Vast amounts of energy released

One trigger was so massive that I had the worst flashback yet. I used all the techniques I knew. And there were many - physical and mental ones. But nothing helped. Nothing got me out of survival mode. I was in despair. Then a therapist treated the old scar I had from my riding accident. It was a tip from my breath coach to do that. Even on the drive home, I noticed something was going on inside me. Back home, I spontaneously remembered special physical exercises I had already tried in 2022: Trauma and Tension Releasing Exercises (TRE), also called: neurogenic tremor.

I sat down on the couch and just waited, desperate, strained from the scar treatment.

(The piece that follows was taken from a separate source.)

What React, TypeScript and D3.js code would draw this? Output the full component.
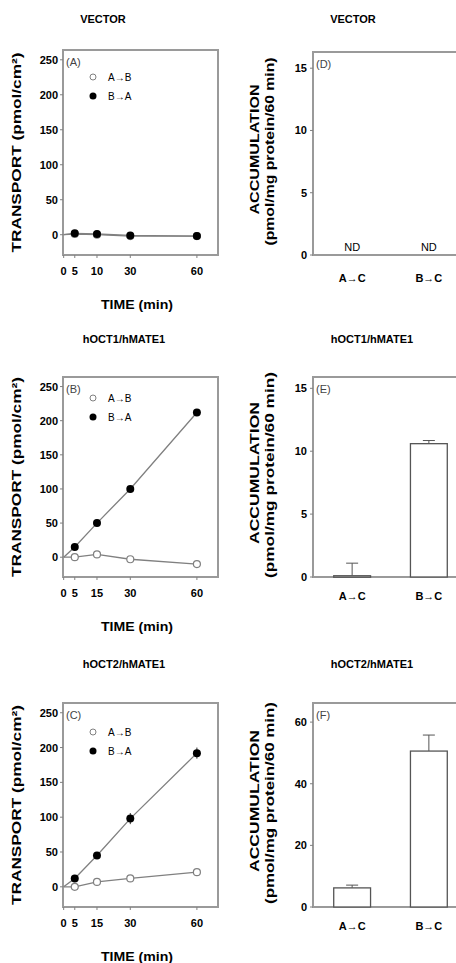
import * as d3 from 'd3';

// Time course (min) and transport (pmol/cm²)
const TIME = [0, 5, 15, 30, 60];
const TIME_TICKS = [0, 5, 15, 30, 60];
const TIME_LABELS_A = ['0', '5', '10', '30', '60'];
const TIME_LABELS = ['0', '5', '15', '30', '60'];
const TRANSPORT_TICKS = [0, 50, 100, 150, 200, 250];

const VECTOR_AB = [0, 1, 0, -2, -2];
const VECTOR_BA = [0, 2, 1, -1, -2];
const OCT1_AB = [0, 0, 4, -3, -10];
const OCT1_BA = [0, 15, 50, 100, 212];
const OCT2_AB = [0, 0, 7, 12, 21];
const OCT2_BA = [0, 12, 45, 98, 192];
const OCT2_BA_ERR = [0, 2, 3, 8, 8];

// Accumulation (pmol/mg protein/60 min)
const BAR_CATS = ['A→C', 'B→C'];
const OCT1_ACC = [0.1, 10.6];
const OCT1_ACC_ERR = [1.0, 0.25];
const OCT2_ACC = [6.2, 50.6];
const OCT2_ACC_ERR = [0.9, 5.2];
const ACC_TICKS_15 = [0, 5, 10, 15];
const ACC_TICKS_60 = [0, 20, 40, 60];

const FONT = '"Liberation Sans", Arial, Helvetica, sans-serif';
const BOX = '#9a9a9a';
const LINE = '#808080';

type LineProps = {
  top: number;
  bottom: number;
  title: string;
  titleX: number;
  titleY: number;
  tag: string;
  ab: number[];
  ba: number[];
  baErr?: number[];
  xLabels: string[];
  legendY: number;
};

function LinePanel({ top, bottom, title, titleX, titleY, tag, ab, ba, baErr, xLabels, legendY }: LineProps) {
  const left = 63;
  const right = 218;
  const x = d3.scaleLinear().domain([-0.3, 69.5]).range([left, right]);
  const y = d3.scaleLinear().domain([-29, 264]).range([bottom, top]);
  const line = d3
    .line<number>()
    .x((_, i) => x(TIME[i]))
    .y((d) => y(d));
  const mid = (top + bottom) / 2;

  return (
    <g>
      <text x={titleX} y={titleY} textAnchor="middle" fontSize={11} fontWeight="bold">
        {title}
      </text>
      <rect x={left} y={top} width={right - left} height={bottom - top} fill="none" stroke={BOX} strokeWidth={2} />
      {TRANSPORT_TICKS.map((t) => (
        <g key={t}>
          <line x1={left - 3} x2={left} y1={y(t)} y2={y(t)} stroke={LINE} />
          <text x={left - 5} y={y(t) + 4} textAnchor="end" fontSize={11} fontWeight="bold">
            {t}
          </text>
        </g>
      ))}
      {TIME_TICKS.map((t, i) => (
        <g key={t}>
          <line x1={x(t)} x2={x(t)} y1={bottom} y2={bottom + 3} stroke={LINE} />
          <text x={x(t)} y={bottom + 20} textAnchor="middle" fontSize={11} fontWeight="bold">
            {xLabels[i]}
          </text>
        </g>
      ))}
      <text x={137} y={bottom + 54} textAnchor="middle" fontSize={13} fontWeight="bold" textLength={72} lengthAdjust="spacingAndGlyphs">
        TIME (min)
      </text>
      <text
        transform={`translate(21,${mid}) rotate(-90)`}
        textAnchor="middle"
        fontSize={12}
        fontWeight="bold"
        textLength={200}
        lengthAdjust="spacingAndGlyphs"
      >
        TRANSPORT (pmol/cm²)
      </text>
      <text x={left + 3} y={top + 16} fontSize={11} fill="#444">
        {tag}
      </text>
      <circle cx={93} cy={top + legendY} r={3} fill="#fff" stroke={LINE} />
      <text x={108} y={top + legendY + 4} fontSize={10}>A→B</text>
      <circle cx={93} cy={top + legendY + 19} r={3.5} fill="#000" />
      <text x={108} y={top + legendY + 23} fontSize={10}>B→A</text>

      <path d={line(ab) ?? ''} fill="none" stroke={LINE} strokeWidth={1.3} />
      <path d={line(ba) ?? ''} fill="none" stroke={LINE} strokeWidth={1.3} />
      {ab.map((v, i) =>
        i === 0 ? null : (
          <circle key={i} cx={x(TIME[i])} cy={y(v)} r={3.5} fill="#fff" stroke={LINE} strokeWidth={1.2} />
        ),
      )}
      {ba.map((v, i) =>
        i === 0 ? null : (
          <g key={i}>
            {baErr && baErr[i] > 0 && (
              <line x1={x(TIME[i])} x2={x(TIME[i])} y1={y(v - baErr[i])} y2={y(v + baErr[i])} stroke="#333" />
            )}
            <circle cx={x(TIME[i])} cy={y(v)} r={4} fill="#000" />
          </g>
        ),
      )}
    </g>
  );
}

type BarProps = {
  top: number;
  bottom: number;
  title: string;
  titleX: number;
  titleY: number;
  tag: string;
  values: (number | null)[];
  errs: number[];
  ticks: number[];
  yMax: number;
  catGap: number;
  labelLen: number;
  unitLen: number;
};

function BarPanel({ top, bottom, title, titleX, titleY, tag, values, errs, ticks, yMax, catGap, labelLen, unitLen }: BarProps) {
  const left = 313;
  const x = d3.scaleBand().domain(BAR_CATS).range([left, 468]).paddingInner(0.52).paddingOuter(0.27);
  const y = d3.scaleLinear().domain([0, yMax]).range([bottom, top]);
  const mid = (top + bottom) / 2;
  const bw = x.bandwidth();

  return (
    <g>
      <text x={titleX} y={titleY} textAnchor="middle" fontSize={11} fontWeight="bold">
        {title}
      </text>
      <rect x={left} y={top} width={200} height={bottom - top} fill="none" stroke={BOX} strokeWidth={2} />
      {ticks.map((t) => (
        <g key={t}>
          <line x1={left - 3} x2={left} y1={y(t)} y2={y(t)} stroke={LINE} />
          <text x={left - 6} y={y(t) + 4} textAnchor="end" fontSize={11} fontWeight="bold">
            {t}
          </text>
        </g>
      ))}
      {BAR_CATS.map((c, i) => {
        const cx = (x(c) ?? 0) + bw / 2;
        const v = values[i];
        return (
          <g key={c}>
            <text x={cx} y={bottom + catGap} textAnchor="middle" fontSize={11} fontWeight="bold">
              {c}
            </text>
            {v === null ? (
              <text x={cx} y={bottom - 4} textAnchor="middle" fontSize={11}>ND</text>
            ) : (
              <g>
                <line x1={cx} x2={cx} y1={y(v)} y2={y(v + errs[i])} stroke="#555" />
                <line x1={cx - 6} x2={cx + 6} y1={y(v + errs[i])} y2={y(v + errs[i])} stroke="#555" />
                <rect
                  x={x(c)}
                  y={y(v)}
                  width={bw}
                  height={Math.max(bottom - y(v), 1.5)}
                  fill="#fff"
                  stroke="#555"
                  strokeWidth={1.3}
                />
              </g>
            )}
          </g>
        );
      })}
      <text x={left + 3} y={top + 16} fontSize={11} fill="#444">
        {tag}
      </text>
      <text
        transform={`translate(259,${mid - 4}) rotate(-90)`}
        textAnchor="middle"
        fontSize={12}
        fontWeight="bold"
        textLength={labelLen}
        lengthAdjust="spacingAndGlyphs"
      >
        ACCUMULATION
      </text>
      <text
        transform={`translate(274,${mid - 2}) rotate(-90)`}
        textAnchor="middle"
        fontSize={12}
        fontWeight="bold"
        textLength={unitLen}
        lengthAdjust="spacingAndGlyphs"
      >
        (pmol/mg protein/60 min)
      </text>
    </g>
  );
}

export default function App() {
  return (
    <svg
      width={456}
      height={963}
      style={{ position: 'absolute', left: 0, top: 0, fontFamily: FONT, background: '#fff' }}
    >
      <LinePanel top={50} bottom={255} title="VECTOR" titleX={103} titleY={23} tag="(A)" ab={VECTOR_AB} ba={VECTOR_BA} xLabels={TIME_LABELS_A} legendY={27} />
      <LinePanel top={377} bottom={577} title="hOCT1/hMATE1" titleX={124} titleY={343} tag="(B)" ab={OCT1_AB} ba={OCT1_BA} xLabels={TIME_LABELS} legendY={21} />
      <LinePanel top={703} bottom={907} title="hOCT2/hMATE1" titleX={124} titleY={668} tag="(C)" ab={OCT2_AB} ba={OCT2_BA} baErr={OCT2_BA_ERR} xLabels={TIME_LABELS} legendY={29} />

      <BarPanel top={52} bottom={255} title="VECTOR" titleX={353} titleY={23} tag="(D)" values={[null, null]} errs={[0, 0]} ticks={ACC_TICKS_15} yMax={16.3} catGap={27} labelLen={130} unitLen={188} />
      <BarPanel top={377} bottom={577} title="hOCT1/hMATE1" titleX={372} titleY={343} tag="(E)" values={OCT1_ACC} errs={OCT1_ACC_ERR} ticks={ACC_TICKS_15} yMax={15.9} catGap={23} labelLen={142} unitLen={206} />
      <BarPanel top={703} bottom={907} title="hOCT2/hMATE1" titleX={372} titleY={668} tag="(F)" values={OCT2_ACC} errs={OCT2_ACC_ERR} ticks={ACC_TICKS_60} yMax={66.2} catGap={23} labelLen={142} unitLen={202} />
    </svg>
  );
}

Suddenly my body began to move, I shook, made the wildest movements. It didn't take any more exercises to get my brain, my nervous system, my body moving. It did it all by itself. Three weeks later, I knew: I was mostly healthy. My body had shaken itself out of the freeze-and-shutdown mode of the nervous system. Suddenly I had so much energy, I wanted to run, my body was flooded with happy hormones, from week to week one symptom after another disappeared. And finally all my brain training methods were working! And the physical therapy kicked in! And I started building muscle and conditioning! And I could laugh again, take little trips, live! My goodness. Unbelievable.

I can't say if the scar treatment was the reason or the trigger, or if it was all coincidence. In any case, the evening after the treatment, when I no longer knew how to get out of the flashback, finally brought the turn. Since then, things have been going uphill fast. I'm still very weak physically, so that takes time. My nervous system still needs to settle better, that also takes time. I still have two symptoms, but they are also getting better.

That's why the journey continues. And that's why I don't call myself fully recovered, but mostly. I continue to recover. Recovery is a process. Changing yourself and your life is a process. Balancing the brain and nervous system is a process. Managing stress better is a process. Ultimately, all of life is a process, isn't it? And some inner wounds probably take a lifetime to heal.

Translated with the help of DeepL

Important: The content on this page is for informational purposes only and is not a substitute for talking to your doctor or other therapist. The content reflects my personal experiences, research and findings. However, in your personal case, different things may play a role and other things may help. Please talk to your doctor or therapist before making any decisions that affect your physical or mental health.